Título: 'Socialismo é declaração de amor à humanidade'
Autor: Paulo Moreira Leite
Fonte: O Estado de São Paulo, 30/07/2006, Nacional, p. A12

Entre comícios e discursos, na semana passada, a candidata do PSOL à Presidência, senadora Heloísa Helena (AL), deu dois depoimentos ao Estado. Num deles, assumiu a condição de militante do Secretariado Unificado da 4ª Internacional. A seguir, os principais trechos da entrevista:

Como a senhora vê a presença de tantos grupos com um discurso revolucionário na sua campanha?

Com naturalidade.
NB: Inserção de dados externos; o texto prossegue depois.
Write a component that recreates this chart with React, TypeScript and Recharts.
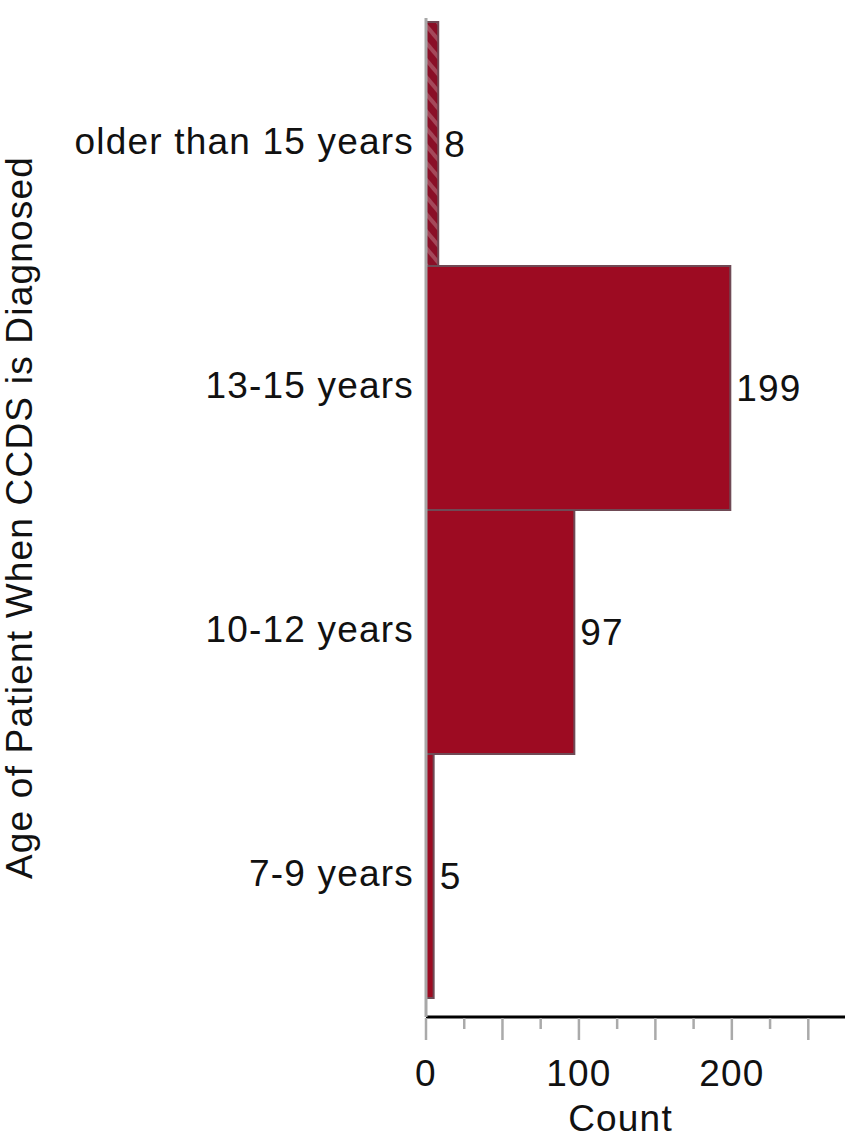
import { BarChart, Bar, XAxis, YAxis, Cell, LabelList } from "recharts";

const AGE_GROUPS = ["older than 15 years", "13-15 years", "10-12 years", "7-9 years"];
const COUNTS = [8, 199, 97, 5];
const COUNT_TICKS = [0, 25, 50, 75, 100, 125, 150, 175, 200, 225, 250];
const LABELED_TICKS = [0, 100, 200];
const HATCHED_GROUPS = ["older than 15 years"];

const data = AGE_GROUPS.map((age, i) => ({ age, count: COUNTS[i] }));

const FONT = "'Liberation Sans', Arial, Helvetica, sans-serif";
const FONT_SIZE = 37;
const SPACING = 1.2;

function CountTick({ x, y, payload }: any) {
  const v = payload.value as number;
  const major = v % 50 === 0;
  return (
    <g>
      <line x1={x} x2={x} y1={y + 1} y2={y + (major ? 23 : 12)} stroke="#aaaaaa" strokeWidth={2.5} />
      {LABELED_TICKS.includes(v) && (
        <text x={x} y={y + 69} textAnchor="middle" fontFamily={FONT} fontSize={FONT_SIZE} letterSpacing={SPACING} fill="#111">
          {v}
        </text>
      )}
    </g>
  );
}

function AgeTick({ x, y, payload }: any) {
  return (
    <text x={x} y={y} dy={10} textAnchor="end" fontFamily={FONT} fontSize={FONT_SIZE} letterSpacing={SPACING} fill="#111">
      {payload.value}
    </text>
  );
}

function ValueLabel({ x, y, width, height, value }: any) {
  return (
    <text x={x + width + 6} y={y + height / 2} dy={13} fontFamily={FONT} fontSize={FONT_SIZE} letterSpacing={SPACING} fill="#111">
      {value}
    </text>
  );
}

function YTitle({ viewBox }: any) {
  const cx = viewBox.x + 32;
  const cy = viewBox.y + viewBox.height / 2;
  return (
    <text x={cx} y={cy} transform={`rotate(-90, ${cx}, ${cy})`} textAnchor="middle" fontFamily={FONT} fontSize={FONT_SIZE} letterSpacing={SPACING} fill="#111">
      Age of Patient When CCDS is Diagnosed
    </text>
  );
}

function XTitle({ viewBox }: any) {
  const cx = viewBox.x + viewBox.width / 2 - 15;
  return (
    <text x={cx} y={viewBox.y + 114} textAnchor="middle" fontFamily={FONT} fontSize={FONT_SIZE} letterSpacing={SPACING} fill="#111">
      Count
    </text>
  );
}

export default function App() {
  return (
    <div style={{ position: "absolute", left: 0, top: 0, width: 851, height: 1140, background: "#fff" }}>
      <BarChart
        width={851}
        height={1140}
        data={data}
        layout="vertical"
        barCategoryGap={0}
        margin={{ top: 18, right: 6, bottom: 0, left: 0 }}
      >
        <defs>
          <pattern id="hatch" patternUnits="userSpaceOnUse" width="11" height="11" patternTransform="rotate(-40)">
            <rect width="11" height="11" fill="#8a0f27" />
            <rect width="4" height="11" fill="#a4485a" />
          </pattern>
        </defs>
        <XAxis
          type="number"
          dataKey="count"
          domain={[0, 274]}
          ticks={COUNT_TICKS}
          interval={0}
          allowDataOverflow
          height={123}
          tickSize={0}
          tickMargin={0}
          tickLine={false}
          tick={<CountTick />}
          axisLine={{ stroke: "#000", strokeWidth: 3 }}
          label={{ content: <XTitle /> }}
        />
        <Bar dataKey="count" fill="#9d0b22" stroke="#6f4a55" strokeWidth={2} isAnimationActive={false}>
          {data.map((d) => (
            <Cell key={d.age} fill={HATCHED_GROUPS.includes(d.age) ? "url(#hatch)" : "#9d0b22"} />
          ))}
          <LabelList dataKey="count" content={<ValueLabel />} />
        </Bar>
        <YAxis
          type="category"
          dataKey="age"
          width={426}
          padding={{ top: 4, bottom: 19 }}
          tickSize={0}
          tickMargin={12}
          tickLine={false}
          tick={<AgeTick />}
          axisLine={{ stroke: "#a8a8a8", strokeWidth: 3 }}
          label={{ content: <YTitle /> }}
        />
      </BarChart>
    </div>
  );
}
Sou socialista, mesmo achando que não vou vivenciar a mais bela declaração de amor à humanidade, que é o socialismo, um regime que diz: "De cada um conforme sua possibilidade, a cada um conforme sua necessidade." Não existe nenhum país vivenciando essa experiência no planeta Terra, que é um socialismo democrático, como eu defendo. Quando alguém me fala de luta armada eu respondo brincando: esse pessoal não sabe nem mexer com canivete, como vai falar em luta armada?

A senhora tem uma militância na 4.ª Internacional?

Sim.

Como é isso?

Tenho ligação com os dirigentes. A gente se reúne para discutir o presente, o futuro.

A formação do seu partido foi apoiada pela 4.ª Internacional?

Foi.

A senhora discutiu com eles?

Esses detalhes não vou dizer.

Por quê?

Porque não.

Mas não seria mais transparente?

Não vou dizer.

Assessores do governo cobram a senhora por não deixar claro que o inimigo principal, do PT e do PSOL, é a volta do PSDB.

O inimigo principal é a representação do projeto reacionário, neoliberal brasileiro, representado pelo governo Fernando Henrique Cardoso e pelo governo Lula. A partir do momento em que o Lula assume a Presidência pelas mãos livres e belas do povo brasileiro, e legitima o projeto neoliberal, isso foi mais grave ainda, pois amordaçou toda a resistência dos movimentos sociais.

A senhora poderia apoiar Lula no segundo turno?

Eu penso que vou estar no segundo turno.

Como a senhora vê a atuação do presidente da Venezuela, Hugo Chávez?

Compreendo as diferenças que separam o Chávez do George W. Bush. Um simboliza a resistência ao projeto neoliberal na América Latina. O outro, que é o império do mundo, simboliza guerras, assassinatos. Mesmo compreendendo essas diferenças, se eu tiver a honra de chegar à Presidência, aqui não vai mandar nem o Chávez nem o Bush. Cada um tomará conta de seu país e nós teremos todas as relações que forem do interesse do povo brasileiro.

A senhora está preparada para a hipótese de perder a eleição?

Estou preparada para as duas tarefas. Para ganhar a eleição e para retornar à Universidade Federal de Alagoas.

A senhora se considera preparada para ocupar a Presidência?

Se eu tivesse esse sentimento de despreparo para ocupar a instância máxima de decisão política jamais iria fazer campanha. Eu me sentiria uma vigarista. Claro que reconheço que ninguém é completamente preparado para agir em todas as áreas. Isso é humanamente impossível. Mas desde os tempos da universidade sempre fui interessada em problemas de governo, sempre me dediquei a lidar com políticas sociais, com orçamento, a compatibilizar receitas e gastos. As pessoas dizem que eu ainda não superei a fase dos por quês: Por que esse gasto? Por que esse dinheiro?

A senhora fala em abaixar os juros. Isso seria feito por decreto?

Existem vários decretos presidenciais que estruturam a rotina do Banco Central. São decretos que definem o cálculo de inflação, que alteram a meta da inflação e muitos outros. Mas não haverá a necessidade de um decreto para mudar os juros. Eles são definidos pelo Conselho Monetário Nacional (CMN), que, em meu governo, terá outros integrantes, de acordo com nossa visão. Queremos um crescimento de pelo menos o dobro do atual e juros compatíveis, da ordem de 6,5%.

A senhora não teme uma reação dos investidores estrangeiros?

A legislação impede a fuga. E eles iriam para onde? Para a Turquia? Eles ficarão.